Now, we will use section formula to find midpoints of the line which is given as $\dfrac{m{{x}_{2}}+n{{x}_{1}}}{m+n}$ . So, here we get i as
$i=\dfrac{m{{x}_{2}}+n{{x}_{1}}}{m+n}$
On substituting the values i.e. $\left( -2,3 \right)$ where ${{x}_{2}}=3,{{x}_{1}}=-2$ , we get as
$i=\dfrac{\lambda 3+1\left( -2 \right)}{\lambda +1}=\dfrac{3\lambda -2}{\lambda +1}$ …………………………….(1)

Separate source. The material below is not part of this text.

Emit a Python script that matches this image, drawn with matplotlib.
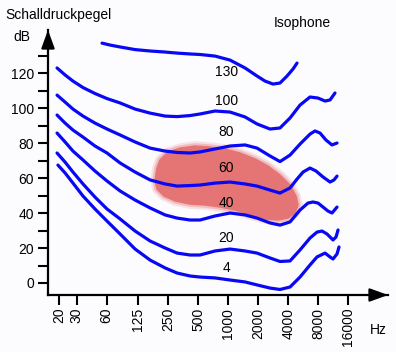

Similarly, we will find point j as $\left( 4,-5 \right)$ i.e. ${{x}_{2}}=-5,{{x}_{1}}=3$ we will get
$j=\dfrac{m{{x}_{2}}+n{{x}_{1}}}{m+n}$
On putting values, we get
$j=\dfrac{-5\lambda +1\left( 4 \right)}{\lambda +1}=\dfrac{-5\lambda +4}{\lambda +1}$ ………………………………(2)
Similarly, point k i.e. $\left( 7,8 \right)$ i.e. ${{x}_{2}}=8,{{x}_{1}}=7$ we will find as
$k=\dfrac{m{{x}_{2}}+n{{x}_{1}}}{m+n}$
On putting values, we will get
$k=\dfrac{8\lambda +1\left( 7 \right)}{\lambda +1}=\dfrac{8\lambda +7}{\lambda +1}$ …………………………….(3)
Now, all the three points i.e. i, j, k lies in the plane given as $r\cdot \left( \overline{i}-2\overline{j}+3\overline{k} \right)=17$ . So, we will substitute values of equation (1), (2), (3) in the given plane. So, we will get as
$\Rightarrow \dfrac{3\lambda -2}{\lambda +1}-2\left( \dfrac{-5\lambda +4}{\lambda +1} \right)+3\left( \dfrac{8\lambda +7}{\lambda +1} \right)=17$
On further solving, we will get as
$\Rightarrow \dfrac{3\lambda -2}{\lambda +1}+\dfrac{10\lambda -8}{\lambda +1}+\dfrac{24\lambda +21}{\lambda +1}=17$
$\Rightarrow 3\lambda -2+10\lambda -8+24\lambda +21=17\left( \lambda +1 \right)$
On simplification, we get equation as
$\Rightarrow 37\lambda +11=17\lambda +17$
Now, taking constant term on RHS and variable term on LHS, we will get
$\Rightarrow 37\lambda -17\lambda =17-11=6$
$\Rightarrow 20\lambda =6$
On dividing both sides by 20, we will get
$\Rightarrow \lambda =\dfrac{6}{20}=\dfrac{3}{10}$
Thus, the ratio in which the plane is divided is $3:10$ .
Hence, option (d) is the correct answer.

Note: Students should know the section formula which has to be used here in this problem. Students sometimes take the ratio as $1:\lambda$ and by doing this, we will get the same answer. We will get on solving, equation as $\dfrac{3-2\lambda }{\lambda +1}+\dfrac{10-8\lambda }{\lambda +1}+\dfrac{24+21\lambda }{\lambda +1}=17$ . On solving this we will get value as $\lambda =10:3$ . But remember that we have taken the ratio as $1:\lambda$ so, it will be $\dfrac{1}{\lambda }=\dfrac{10}{3}$ . Thus, we will get the same answer $3:10$ as $\lambda$ is in the denominator, so the ratio will be inverse. Do not write answers as $\lambda =10:3$ which will be wrong.